Very large numbers are even larger than large numbers... [they] have the amazing property that you can multiply them by large numbers without changing them. For instance, $10^{10^{23}} \times 10^{23} = 10^{10^{23} +23}= 10^{10^{23}}$.
It has no precise meaning.
It's just a shorthand for saying "sufficiently small" or "easily seen to be so much smaller that the following argument will work" -- and shouldn't be expected to have a more precise technical content than it would have to write those fuzzy descriptions out in words.
A (too) simple definition would be $$ a \ll b ~ \Leftrightarrow ~ \frac{a}{b} \approx 0 $$
There may be some context implied: a variable tending toward $0$ or $\infty$, or a certain imprecision level that the user is willing to accept.
Much less than, much more than is useful in mathematical formulas applying to everyday life.
If I must find a life saving value using a formula, which has a part that doesn't contribute significantly to the end result, there it has a meaning.(<< or >>).

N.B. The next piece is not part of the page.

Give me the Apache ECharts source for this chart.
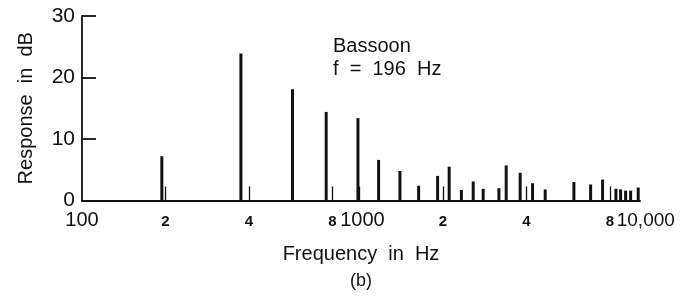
<!DOCTYPE html>
<html>
<head>
<meta charset="utf-8">
<script src="https://cdn.jsdelivr.net/npm/echarts@6/dist/echarts.min.js"></script>
<style>
    html, body { margin: 0; padding: 0; background: #fff; }
    #chart { width: 680px; height: 296px; }
</style>
</head>
<body>
<div id="chart"></div>
<script>
// spectral lines of the bassoon (frequency in Hz, level in dB)
var lineFreq = [194, 374, 574, 759, 988, 1173, 1400, 1635, 1914, 2107, 2332, 2572, 2794,
    3184, 3382, 3798, 4210, 4675, 5933, 6816, 7528, 8410, 8744, 9114, 9500, 10118];
var lineDb = [7.2, 23.9, 18.1, 14.4, 13.4, 6.6, 4.8, 2.4, 4.0, 5.5, 1.7, 3.1, 1.9,
    2.0, 5.7, 4.5, 2.8, 1.8, 3.0, 2.6, 3.4, 1.9, 1.8, 1.6, 1.6, 2.1];

// frequency axis: decades get big labels, the 2-4-8 marks get small ones
var decadeValues = [100, 1000, 10000];
var decadeText = ['100', '1000', '10,000'];
var minorValues = [200, 400, 800, 2000, 4000, 8000];
var minorText = ['2', '4', '8', '2', '4', '8'];
var freqTickValues = [200, 400, 800, 1000, 2000, 4000, 8000];
var freqMin = 100;
var freqMax = 10270;

// response axis
var dbTicks = [0, 10, 20, 30];

var ink = '#111';
var font = 'Liberation Sans, Arial, sans-serif';

var chart = echarts.init(document.getElementById('chart'));

var seriesData = [];
for (var i = 0; i < lineFreq.length; i++) {
    seriesData.push([Math.log10(lineFreq[i]), lineDb[i]]);
}

function lg(f) { return Math.log10(f); }

function lookup(values, texts, v) {
    var k = values.indexOf(Math.round(Math.pow(10, v)));
    return k < 0 ? '' : texts[k];
}

var option = {
    animation: false,
    backgroundColor: '#fff',
    textStyle: { fontFamily: font, color: ink },
    grid: { left: 82, right: 40, top: 16, bottom: 95.5 },
    xAxis: [{
        type: 'value',
        min: lg(freqMin),
        max: lg(freqMax),
        name: 'Frequency  in  Hz',
        nameLocation: 'middle',
        nameGap: 44,
        nameTextStyle: { fontSize: 20, color: ink, fontFamily: font },
        axisLine: { show: true, lineStyle: { color: ink, width: 1.8 } },
        splitLine: { show: false },
        axisTick: {
            show: true,
            inside: true,
            length: 14,
            customValues: freqTickValues.map(lg),
            lineStyle: { color: ink, width: 1.3 }
        },
        axisLabel: {
            customValues: decadeValues.map(lg),
            showMinLabel: true,
            showMaxLabel: true,
            verticalAlign: 'bottom',
            margin: 30,
            color: ink,
            formatter: function (v) {
                var t = lookup(decadeValues, decadeText, v);
                if (t === '1000') return '{mid|' + t + '}';
                if (t === '10,000') return '{end|' + t + '}';
                return '{big|' + t + '}';
            },
            rich: {
                big: { fontSize: 20, fontFamily: font, color: ink },
                mid: { fontSize: 20, fontFamily: font, color: ink, padding: [0, 0, 0, 6] },
                end: { fontSize: 19, fontFamily: font, color: ink, padding: [0, 0, 0, 18] }
            }
        }
    }, {
        type: 'value',
        position: 'bottom',
        min: lg(freqMin),
        max: lg(freqMax),
        axisLine: { show: false },
        axisTick: { show: false },
        splitLine: { show: false },
        axisLabel: {
            customValues: minorValues.map(lg),
            showMinLabel: true,
            showMaxLabel: true,
            verticalAlign: 'bottom',
            margin: 29,
            fontSize: 15,
            fontWeight: 'bold',
            fontFamily: font,
            color: ink,
            formatter: function (v) { return lookup(minorValues, minorText, v); }
        }
    }],
    yAxis: {
        type: 'value',
        min: dbTicks[0],
        max: dbTicks[dbTicks.length - 1],
        interval: 10,
        name: 'Response  in  dB',
        nameLocation: 'middle',
        nameRotate: 90,
        nameGap: 46,
        nameTextStyle: { fontSize: 20, color: ink, fontFamily: font },
        axisLine: { show: true, lineStyle: { color: ink, width: 1.8 } },
        axisTick: { show: true, inside: true, length: 14, lineStyle: { color: ink, width: 1.8 } },
        splitLine: { show: false },
        axisLabel: { fontSize: 21, color: ink, margin: 7, fontFamily: font }
    },
    graphic: [
        {
            type: 'text',
            left: 333,
            top: 36,
            style: { text: 'Bassoon', font: '20px ' + font, fill: ink }
        },
        {
            type: 'text',
            left: 333,
            top: 59,
            style: { text: 'f  =  196  Hz', font: '20px ' + font, fill: ink }
        },
        {
            type: 'text',
            x: 361,
            y: 281,
            style: { text: '(b)', font: '18px ' + font, fill: ink, align: 'center', verticalAlign: 'middle' }
        }
    ],
    series: [{
        type: 'bar',
        xAxisIndex: 0,
        data: seriesData,
        barWidth: 3,
        itemStyle: { color: ink },
        silent: true
    }]
};

chart.setOption(option);
</script>
</body>
</html>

Otherwise you might lose precious life saving time It doesn't have to be precisely defined theoretically(and imo it can't); practically speaking though it can. Would you use relativistic equations for computing physics and engineering in everyday tasks(γ= 1 / SQR 1- (v2/c2) ) ??

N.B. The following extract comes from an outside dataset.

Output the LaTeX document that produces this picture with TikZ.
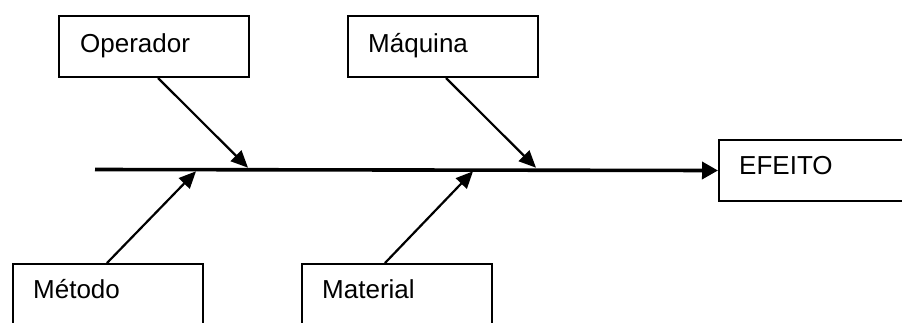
\documentclass[tikz,border=0pt]{standalone}
\usepackage{fontspec}
\setmainfont{Liberation Sans}
\usetikzlibrary{arrows.meta,calc}
\begin{document}
\begin{tikzpicture}[x=1pt,y=-1pt,
  box/.style={draw, line width=2pt, rectangle, minimum width=190pt, minimum height=61pt, anchor=north west, inner sep=0pt},
  lbl/.style={anchor=base west, font=\fontsize{26}{30}\selectfont, inner sep=0pt},
  bone/.style={line width=2.2pt, -{Triangle[length=17pt,width=15pt]}},
  spine/.style={line width=3.6pt, -{Triangle[length=16pt,width=17pt]}}]
\useasboundingbox (0,0) rectangle (902,322);
\clip (0,0) rectangle (902,322);
% boxes
\node[box] (op) at (58,15) {};
\node[box] (maq) at (347,15) {};
\node[box] (ef) at (718,139) {};
\node[box] (met) at (12,263) {};
\node[box] (mat) at (301,263) {};
% labels
\node[lbl] (opt) at (80,52) {Operador};
\node[lbl] (maqt) at (368,52) {Máquina};
\node[lbl] (eft) at (739,174) {EFEITO};
\node[lbl] (mett) at (33,298) {Método};
\node[lbl] (matt) at (322,298) {Material};
% spine
\coordinate (tail) at (95,169.5);
\draw[spine] (tail) -- (ef.west);
% bone tips
\coordinate (t1) at (248,167.7);
\coordinate (t2) at (536,167.7);
\coordinate (t3) at (196,171.3);
\coordinate (t4) at (473,171.3);
\draw[bone] ($(op.south)+(4,0)$) -- (t1);
\draw[bone] ($(maq.south)+(3,0)$) -- (t2);
\draw[bone] ($(met.north)+(-1,0)$) -- (t3);
\draw[bone] ($(mat.north)+(-12,0)$) -- (t4);
\end{tikzpicture}
\end{document}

Why not? Because C is much much bigger than every day life speed that it's only a waste of time to compute it in this formula, because v2/c2 would be <<1, meaning it wouldn't appreciably change the end result.
So, it doesn't matter if it can't be defined theoretically or not, as long as it has a practical value.
Par example: Choose a priori positive number $N>1$ such that $0<x\ll y$. If $\frac{y-x}{x}>N$ for then $y>x\cdot(1+N)$. With repect to N, your 2nd example does not fit this requirement: $10^{10^{10^{10^{11}}}}\ll10^{10^{10^{10^{11}}}}+9999999999$. I had in mind $\frac{N-O}{O}\times 100\%$, the relative change has to overcome a number greater than one. If my profits this month is USD10,000 and next month it is USD20,000 then it is much greater if you have choose a priori p.e. $N=\frac{3}{2}$. One can play with the apriori choosen N to figure out a bit more.